● **Supplied records**
══════════
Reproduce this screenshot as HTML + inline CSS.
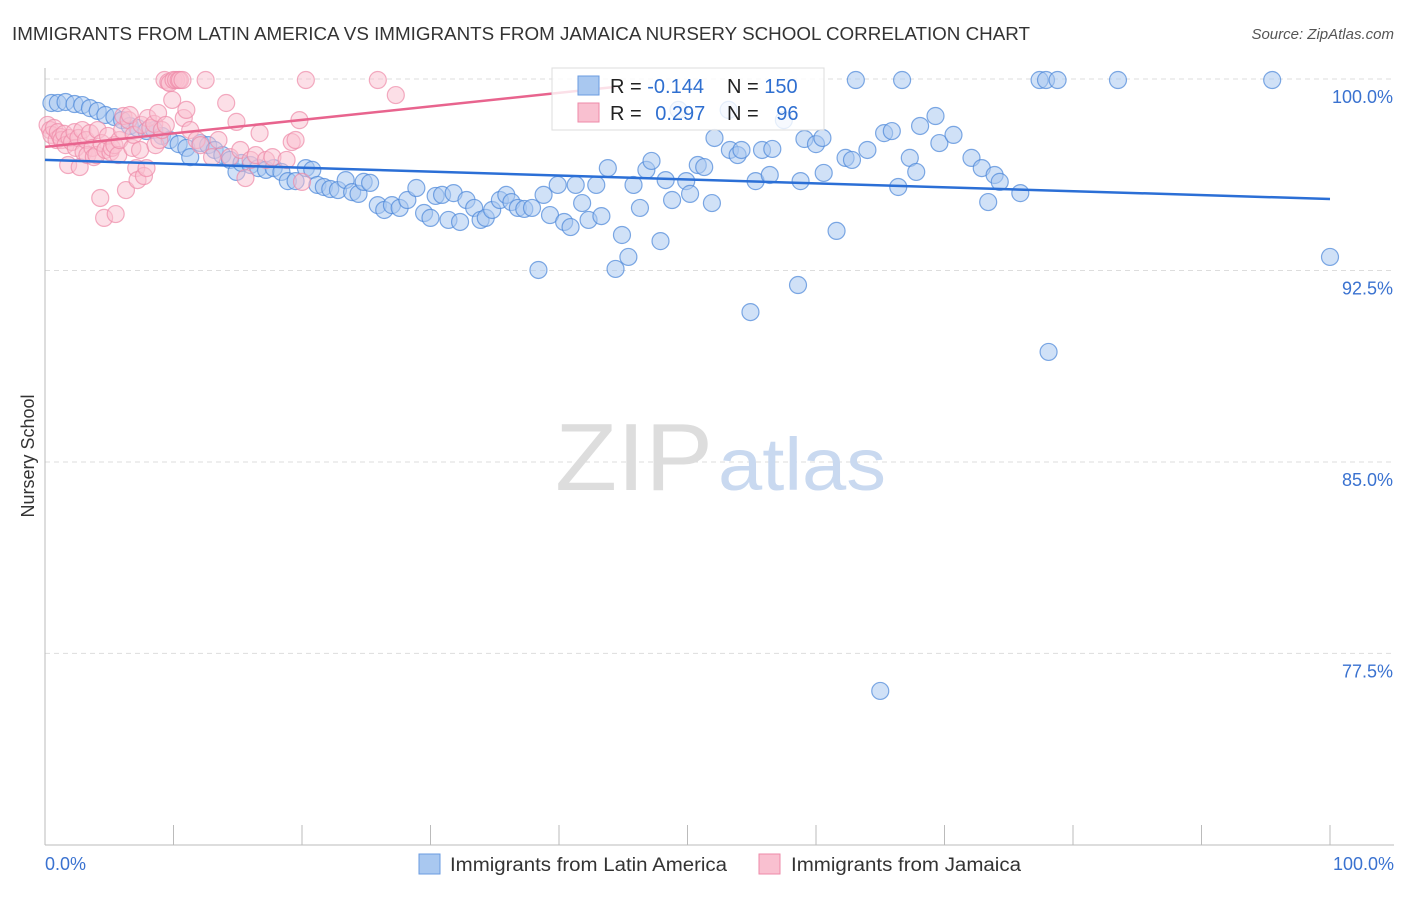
══════════
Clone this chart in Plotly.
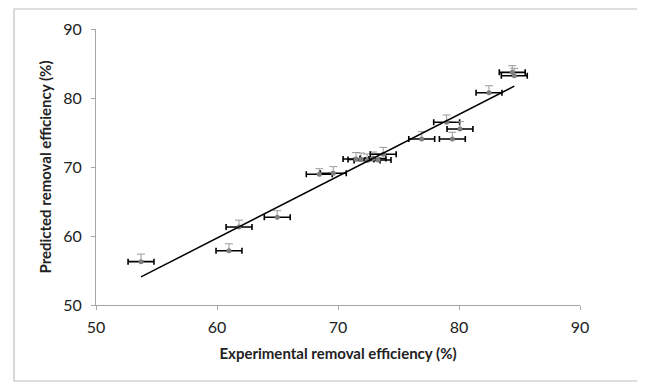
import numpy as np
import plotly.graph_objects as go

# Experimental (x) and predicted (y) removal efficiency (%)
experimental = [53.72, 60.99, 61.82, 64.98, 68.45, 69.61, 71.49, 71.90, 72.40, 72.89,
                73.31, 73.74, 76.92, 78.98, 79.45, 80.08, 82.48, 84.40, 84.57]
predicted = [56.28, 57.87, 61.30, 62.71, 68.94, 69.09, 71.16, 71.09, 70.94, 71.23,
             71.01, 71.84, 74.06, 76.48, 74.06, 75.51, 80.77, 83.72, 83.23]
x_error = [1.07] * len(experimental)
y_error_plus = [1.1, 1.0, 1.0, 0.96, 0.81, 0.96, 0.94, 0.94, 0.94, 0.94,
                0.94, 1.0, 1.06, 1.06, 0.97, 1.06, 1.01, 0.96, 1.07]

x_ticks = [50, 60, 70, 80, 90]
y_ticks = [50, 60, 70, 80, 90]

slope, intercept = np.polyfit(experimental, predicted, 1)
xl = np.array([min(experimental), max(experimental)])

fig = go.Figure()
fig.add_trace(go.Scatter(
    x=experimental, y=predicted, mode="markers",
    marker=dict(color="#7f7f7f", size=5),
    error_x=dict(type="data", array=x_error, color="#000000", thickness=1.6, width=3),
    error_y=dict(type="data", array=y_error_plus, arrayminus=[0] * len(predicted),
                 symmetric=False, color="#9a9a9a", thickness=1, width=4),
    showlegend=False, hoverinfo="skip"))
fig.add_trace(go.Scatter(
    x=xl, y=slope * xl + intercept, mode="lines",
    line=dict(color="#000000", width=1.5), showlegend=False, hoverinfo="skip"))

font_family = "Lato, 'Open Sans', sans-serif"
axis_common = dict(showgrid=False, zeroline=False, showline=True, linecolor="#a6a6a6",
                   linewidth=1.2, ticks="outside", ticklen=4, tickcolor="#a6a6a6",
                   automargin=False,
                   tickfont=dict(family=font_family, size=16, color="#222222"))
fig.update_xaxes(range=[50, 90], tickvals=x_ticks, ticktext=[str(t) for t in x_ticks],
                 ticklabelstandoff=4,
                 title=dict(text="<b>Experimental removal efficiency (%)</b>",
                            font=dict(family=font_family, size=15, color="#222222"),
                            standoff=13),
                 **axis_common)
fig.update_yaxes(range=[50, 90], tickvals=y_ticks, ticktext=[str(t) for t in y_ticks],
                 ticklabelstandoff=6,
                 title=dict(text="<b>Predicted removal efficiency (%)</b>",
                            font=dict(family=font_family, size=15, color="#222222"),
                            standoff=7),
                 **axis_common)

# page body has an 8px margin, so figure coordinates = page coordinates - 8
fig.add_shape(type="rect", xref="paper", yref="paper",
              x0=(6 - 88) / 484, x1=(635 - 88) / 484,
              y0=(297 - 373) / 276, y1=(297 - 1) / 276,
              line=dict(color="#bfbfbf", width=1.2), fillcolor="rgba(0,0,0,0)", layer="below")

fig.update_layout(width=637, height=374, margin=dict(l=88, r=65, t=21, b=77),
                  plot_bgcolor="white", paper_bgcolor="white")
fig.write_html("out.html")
══════════
● **To do**
Look through the data above. Copy every line with the string "this" in it.

● **Answer**
Reproduce this screenshot as HTML + inline CSS.
Clone this chart in Plotly.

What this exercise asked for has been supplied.